Ontogeny recapitulates Phylogeny

The process of writing this text has been one of collaboration: in this sense, it hoped to reflect the concepts I have tried to address.

This collaboration came about quite naturally, as perhaps all infrastructures should: Gerrie van Noord and I are friends who have known each other for almost 15 years… and we talk. We share ideas like small gifts that we pass back-and-forth to each other, and each one removes or adds a new layer to that idea, like a mutant version of pass-the-parcel.

After the experience with the project (which I discuss in the rest of this blog) I had written a text, but I was stuck. My ideas and thoughts had been deposited ungainly, ugly and malformed. It was if it had been washed up from the dark ocean depths and left on the beach to die. I knew that it had a kernel of something within it – something that was important – but did not know how to carve around the dead bits to find that treasure. It sat on my desktop: an unformed, heavy and distracting thing. I had no idea what to do with it.
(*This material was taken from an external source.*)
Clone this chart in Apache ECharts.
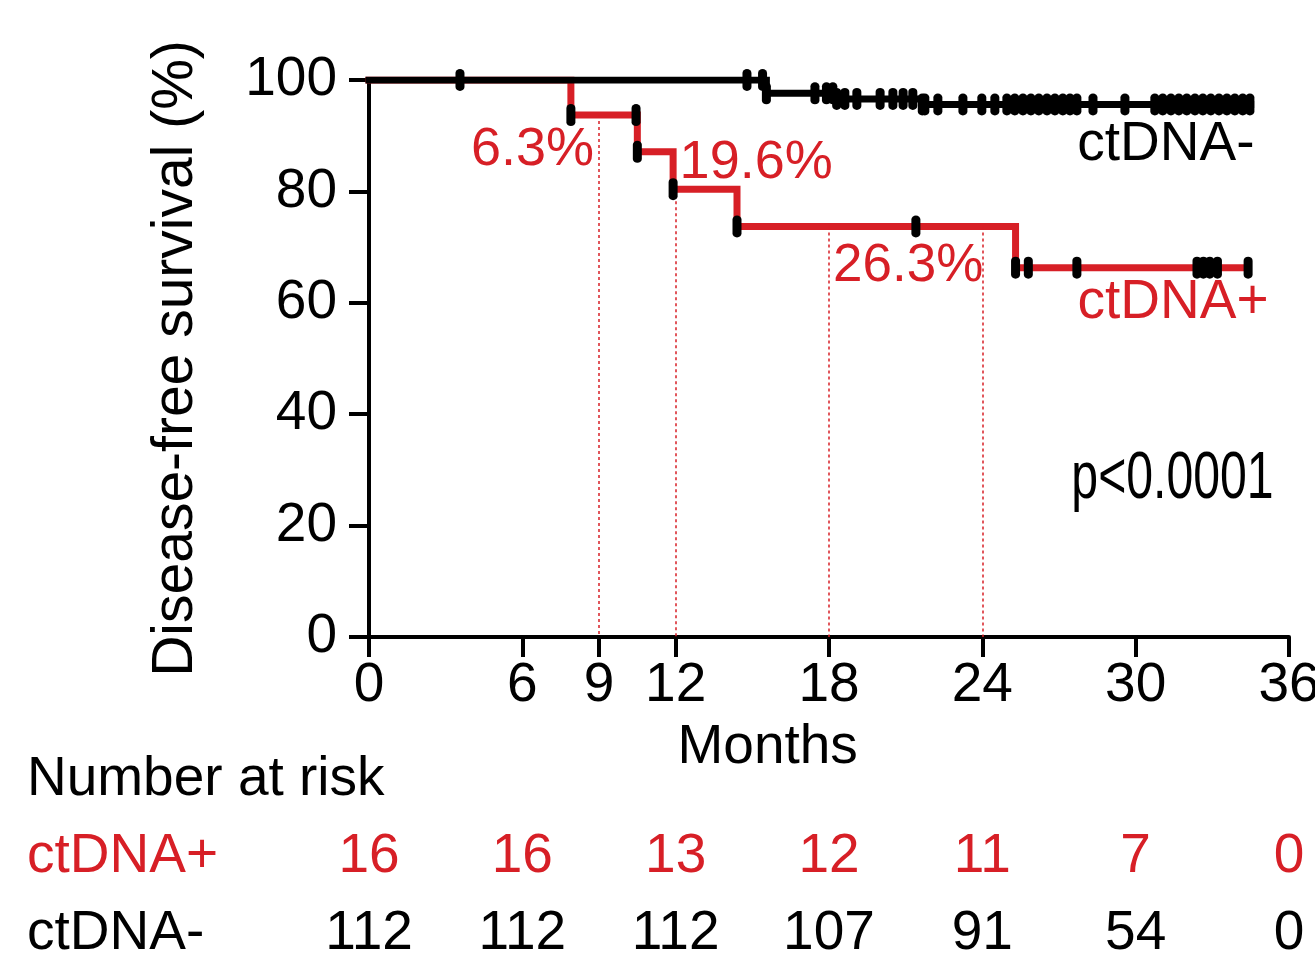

So I turned to Gerrie, and we begin a conversation. We passed the ideas of what it was, what it could be, how it might operate in the world. These back-and-forth dialogues (almost entirely over Skype) were the process through which we have whittled away at this text, and that took over a year. We pushed and pulled it, probing its edges, hammering at it with theory, and stabbing at it with scalpels, trying to ensure that its content, its shape and its form would ‘work’. Our digitally mediated dialogues have resulted in this digital blog: a published form that aims to use the tools available to mirror the topics discussed. As a result, the form has replicated the process.

Fundamentally – as within the body of the text – we were exploring ‘infrastructure’: what should or could the form and frame of the text be, and how would that change how you interact with it?

As I explain in the introduction, you can read the text as it exists now in a linear way, or you can follow certain tags and subjects to focus on specific ideas. As I wrote in a very early version of the text: ‘It’s like an underground rail network, with different trains, railway paths and interchange stations, but all part of the same system.’ In this sense there are three layers of examined ‘infrastructure’ – or train lines – that intersect: the first being in the text itself; the second in the dialogic way that Gerrie and I developed it; and lastly in the way that you access it as a reader.

The hope is that in this form you can have a dialogue with the text in such a way that you also have agency to explore; to dig around and (hopefully) find your own treasure.